start Recorded data

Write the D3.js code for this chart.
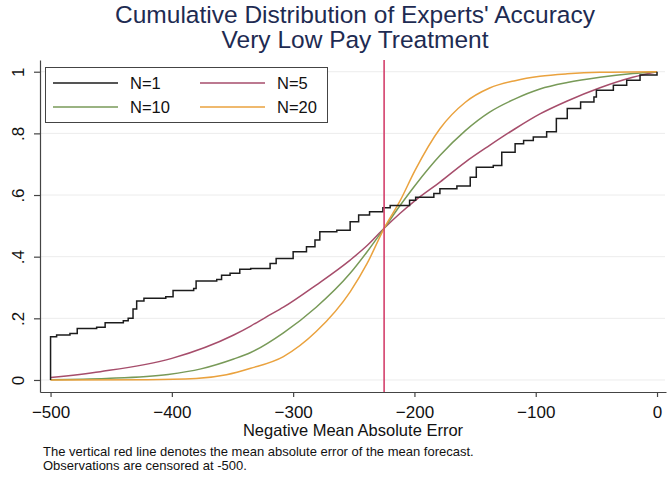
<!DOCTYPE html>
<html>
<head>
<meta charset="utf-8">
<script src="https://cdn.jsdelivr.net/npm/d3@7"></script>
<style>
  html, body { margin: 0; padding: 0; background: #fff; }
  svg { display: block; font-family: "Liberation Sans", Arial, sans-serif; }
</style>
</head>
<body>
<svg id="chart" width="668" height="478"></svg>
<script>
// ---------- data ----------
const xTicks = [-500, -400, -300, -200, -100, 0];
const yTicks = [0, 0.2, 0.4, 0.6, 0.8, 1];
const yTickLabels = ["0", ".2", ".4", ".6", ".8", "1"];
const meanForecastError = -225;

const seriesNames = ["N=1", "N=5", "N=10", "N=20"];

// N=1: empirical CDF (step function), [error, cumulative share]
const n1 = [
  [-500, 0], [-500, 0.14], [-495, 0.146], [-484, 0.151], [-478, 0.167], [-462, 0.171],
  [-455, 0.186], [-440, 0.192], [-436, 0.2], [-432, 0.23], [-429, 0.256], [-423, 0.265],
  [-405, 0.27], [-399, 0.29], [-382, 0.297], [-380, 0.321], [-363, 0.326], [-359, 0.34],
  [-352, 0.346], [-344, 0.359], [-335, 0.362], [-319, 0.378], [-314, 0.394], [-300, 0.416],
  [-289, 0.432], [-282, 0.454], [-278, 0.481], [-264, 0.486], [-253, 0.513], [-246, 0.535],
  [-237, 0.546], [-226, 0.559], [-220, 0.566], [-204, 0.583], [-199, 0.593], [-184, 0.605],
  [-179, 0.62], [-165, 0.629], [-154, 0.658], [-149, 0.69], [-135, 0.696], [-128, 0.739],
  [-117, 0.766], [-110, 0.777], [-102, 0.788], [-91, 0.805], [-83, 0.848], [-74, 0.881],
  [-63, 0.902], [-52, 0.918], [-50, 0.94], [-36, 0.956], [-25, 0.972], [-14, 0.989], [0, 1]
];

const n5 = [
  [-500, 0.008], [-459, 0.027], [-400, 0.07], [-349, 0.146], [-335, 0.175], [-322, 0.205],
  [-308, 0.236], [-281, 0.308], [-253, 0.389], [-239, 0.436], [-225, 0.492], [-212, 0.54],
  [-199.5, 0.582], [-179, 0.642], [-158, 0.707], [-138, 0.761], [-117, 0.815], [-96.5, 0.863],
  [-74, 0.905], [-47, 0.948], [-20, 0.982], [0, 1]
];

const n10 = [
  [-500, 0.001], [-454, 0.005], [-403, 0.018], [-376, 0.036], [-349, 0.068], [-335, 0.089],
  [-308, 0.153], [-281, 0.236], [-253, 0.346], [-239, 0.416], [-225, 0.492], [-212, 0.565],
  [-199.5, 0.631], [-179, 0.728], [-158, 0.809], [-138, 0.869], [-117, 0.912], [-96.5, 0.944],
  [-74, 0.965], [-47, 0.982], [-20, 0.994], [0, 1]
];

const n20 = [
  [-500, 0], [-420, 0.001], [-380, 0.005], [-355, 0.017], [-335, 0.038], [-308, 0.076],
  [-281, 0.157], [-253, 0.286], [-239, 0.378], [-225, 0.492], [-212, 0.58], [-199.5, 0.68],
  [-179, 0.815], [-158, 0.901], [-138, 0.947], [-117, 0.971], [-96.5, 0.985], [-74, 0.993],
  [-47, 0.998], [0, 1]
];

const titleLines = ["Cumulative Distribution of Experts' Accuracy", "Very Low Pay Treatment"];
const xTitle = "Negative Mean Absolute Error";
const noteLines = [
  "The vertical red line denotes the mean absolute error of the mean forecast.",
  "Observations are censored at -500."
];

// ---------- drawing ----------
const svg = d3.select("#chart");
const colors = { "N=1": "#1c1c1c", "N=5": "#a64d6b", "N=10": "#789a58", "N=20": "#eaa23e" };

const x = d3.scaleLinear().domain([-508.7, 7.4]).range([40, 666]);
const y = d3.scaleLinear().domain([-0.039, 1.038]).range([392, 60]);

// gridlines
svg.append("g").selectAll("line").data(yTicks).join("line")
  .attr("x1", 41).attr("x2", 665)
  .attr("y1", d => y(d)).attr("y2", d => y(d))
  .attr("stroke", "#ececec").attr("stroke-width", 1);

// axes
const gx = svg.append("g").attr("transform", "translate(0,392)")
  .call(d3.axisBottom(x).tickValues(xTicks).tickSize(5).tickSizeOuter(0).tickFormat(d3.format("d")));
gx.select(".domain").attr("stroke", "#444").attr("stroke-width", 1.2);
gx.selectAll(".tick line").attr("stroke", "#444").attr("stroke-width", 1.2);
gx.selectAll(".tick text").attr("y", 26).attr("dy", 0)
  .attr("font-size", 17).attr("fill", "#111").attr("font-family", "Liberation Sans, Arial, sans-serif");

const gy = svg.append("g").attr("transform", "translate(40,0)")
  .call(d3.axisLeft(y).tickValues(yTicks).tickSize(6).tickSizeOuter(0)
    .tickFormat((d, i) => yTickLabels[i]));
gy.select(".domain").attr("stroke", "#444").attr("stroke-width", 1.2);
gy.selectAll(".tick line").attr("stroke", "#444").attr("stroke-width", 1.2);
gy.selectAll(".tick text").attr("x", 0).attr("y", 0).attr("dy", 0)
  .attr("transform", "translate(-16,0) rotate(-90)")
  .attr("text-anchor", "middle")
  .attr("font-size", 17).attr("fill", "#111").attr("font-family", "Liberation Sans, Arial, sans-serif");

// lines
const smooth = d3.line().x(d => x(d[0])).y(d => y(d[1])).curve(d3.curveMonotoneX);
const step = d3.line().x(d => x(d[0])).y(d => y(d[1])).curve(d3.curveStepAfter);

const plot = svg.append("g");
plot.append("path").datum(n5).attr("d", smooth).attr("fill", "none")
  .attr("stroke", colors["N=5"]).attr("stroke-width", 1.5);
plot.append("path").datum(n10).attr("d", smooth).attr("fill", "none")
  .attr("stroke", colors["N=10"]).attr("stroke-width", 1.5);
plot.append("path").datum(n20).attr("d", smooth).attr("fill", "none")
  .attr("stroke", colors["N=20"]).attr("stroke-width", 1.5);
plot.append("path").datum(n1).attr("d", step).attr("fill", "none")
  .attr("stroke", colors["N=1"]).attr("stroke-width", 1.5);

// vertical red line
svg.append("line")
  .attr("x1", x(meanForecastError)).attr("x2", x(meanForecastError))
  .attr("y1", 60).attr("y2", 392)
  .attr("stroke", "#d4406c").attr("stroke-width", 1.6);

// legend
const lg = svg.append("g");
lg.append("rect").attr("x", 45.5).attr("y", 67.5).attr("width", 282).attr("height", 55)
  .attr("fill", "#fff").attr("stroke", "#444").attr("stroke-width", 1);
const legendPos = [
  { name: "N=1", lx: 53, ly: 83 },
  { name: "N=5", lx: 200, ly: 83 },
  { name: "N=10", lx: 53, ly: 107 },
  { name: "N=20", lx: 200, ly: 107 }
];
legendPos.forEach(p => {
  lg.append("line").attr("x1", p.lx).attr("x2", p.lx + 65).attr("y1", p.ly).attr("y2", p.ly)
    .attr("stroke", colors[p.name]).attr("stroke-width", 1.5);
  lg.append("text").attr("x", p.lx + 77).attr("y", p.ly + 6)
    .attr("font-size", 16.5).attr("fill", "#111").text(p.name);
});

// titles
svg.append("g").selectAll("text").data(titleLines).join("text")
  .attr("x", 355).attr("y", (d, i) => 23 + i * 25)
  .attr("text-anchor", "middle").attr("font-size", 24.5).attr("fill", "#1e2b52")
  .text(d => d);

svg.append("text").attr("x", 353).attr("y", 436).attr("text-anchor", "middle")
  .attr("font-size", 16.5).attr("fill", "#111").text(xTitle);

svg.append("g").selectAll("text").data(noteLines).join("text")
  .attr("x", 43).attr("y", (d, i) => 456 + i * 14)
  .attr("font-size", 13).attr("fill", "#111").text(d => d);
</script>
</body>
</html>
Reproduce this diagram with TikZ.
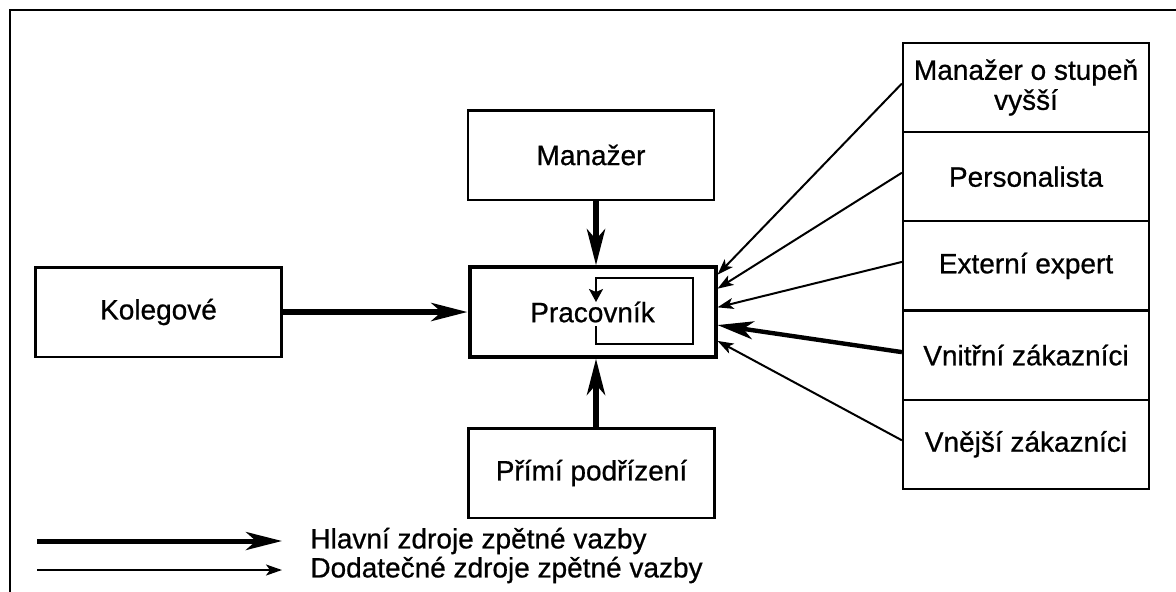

end Recorded data

> **Your goal**
Without the pictures, copy the entries from their first line through the line containing "const meanForecastError = -225;", and only those lines.

> **Full solution**
Write the D3.js code for this chart.
<!DOCTYPE html>
<html>
<head>
<meta charset="utf-8">
<script src="https://cdn.jsdelivr.net/npm/d3@7"></script>
<style>
  html, body { margin: 0; padding: 0; background: #fff; }
  svg { display: block; font-family: "Liberation Sans", Arial, sans-serif; }
</style>
</head>
<body>
<svg id="chart" width="668" height="478"></svg>
<script>
// ---------- data ----------
const xTicks = [-500, -400, -300, -200, -100, 0];
const yTicks = [0, 0.2, 0.4, 0.6, 0.8, 1];
const yTickLabels = ["0", ".2", ".4", ".6", ".8", "1"];
const meanForecastError = -225;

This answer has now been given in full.